Hi-Shear Technology Corp.

Hi-Shear designs and manufactures pyrotechnic, mechanical and electronic products for the aerospace industry and national defense. Their products are in space exploration vehicles, satellites, missile systems and tactical weapons among others. The company does the majority of its business with several large clients, mainly the US Government, Lockheed Martin (NYSE:LMT) and Boeing (NYSE:BA), which are two of the largest government contractors. Given the nature of its products and the specifications needed there are huge switching costs involved so once Hi-Shear is awarded a project it is highly unlikely it will lose it at any point. Government spending, specifically for defense, impacts the company’s ability to generate revenues. While the new administration’s defense spending will not likely be as aggressive as the previous one’s, it will continue and Hi-Shear is in an excellent position to continue to receive its share of it.

Sun Hydraulics Corp.

Sun Hydraulics designs and manufactures screw-in hydraulic cartridge valves and manifolds which are integral parts in fluid power systems. The company typically generates 2/3 of its revenue from “mobile” applications such as construction, agricultural and utility equipment and 1/3 of its revenue from “industrial” applications such as machine tools and material handling equipment. Sun Hydraulics has a global footprint with 33% of sales coming from Europe and 20% from Asia. 2008 marked the 7th consecutive year Sun posted solid revenue growth in a typically cyclical industry.
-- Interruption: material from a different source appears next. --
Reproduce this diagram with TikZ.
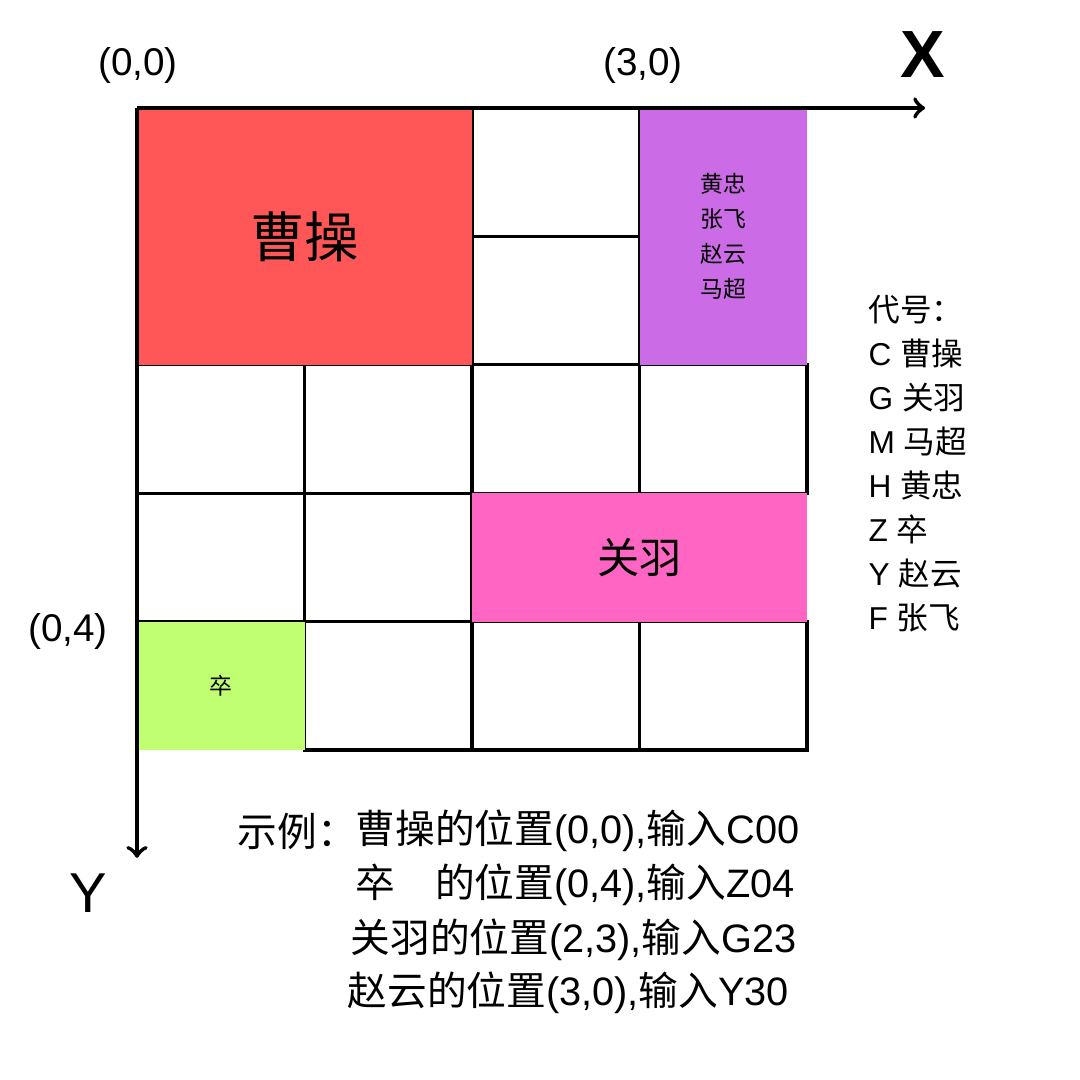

The company has been able to achieve this through new product releases and improving sales capabilities. While it sells to a cyclical industry that will likely have a down year in 2009, the company is well positioned with virtually no debt to minimize any negative effects and remain strong for the upswing of the cycle.

Transcend Services Inc.

Transcend Services provides medical transcription services to the healthcare industry. It takes the physician’s dictated notes and then transcribes them using either speech recognition software or medical language specialists to translate the dictation into a text report. The medical transcription industry is a highly fragmented industry which is estimated to be around $12 billion annually, with $5 billion outsourced to companies like Transcend. The continued aging of the baby boomer generation will likely keep this industry growing for the intermediate term as they will need more health care and thus transcription services. The company’s BeyondTXT proprietary workflow system will also likely be a driver of future growth as hospitals continue to update their outdated technology and continue to outsource more of its transcription service needs. The majority of Transcend’s revenue growth came from new customers in 2008 and given the highly fragmented nature of the industry there are still plenty of potential new customers out there.

While these five stocks have passed the screener and seem interesting at first glance, I have not fully analyzed these companies. If you find any of them interesting you should perform additional research before investing.

Disclosure: The author has no position in any of the stocks mentioned in this article.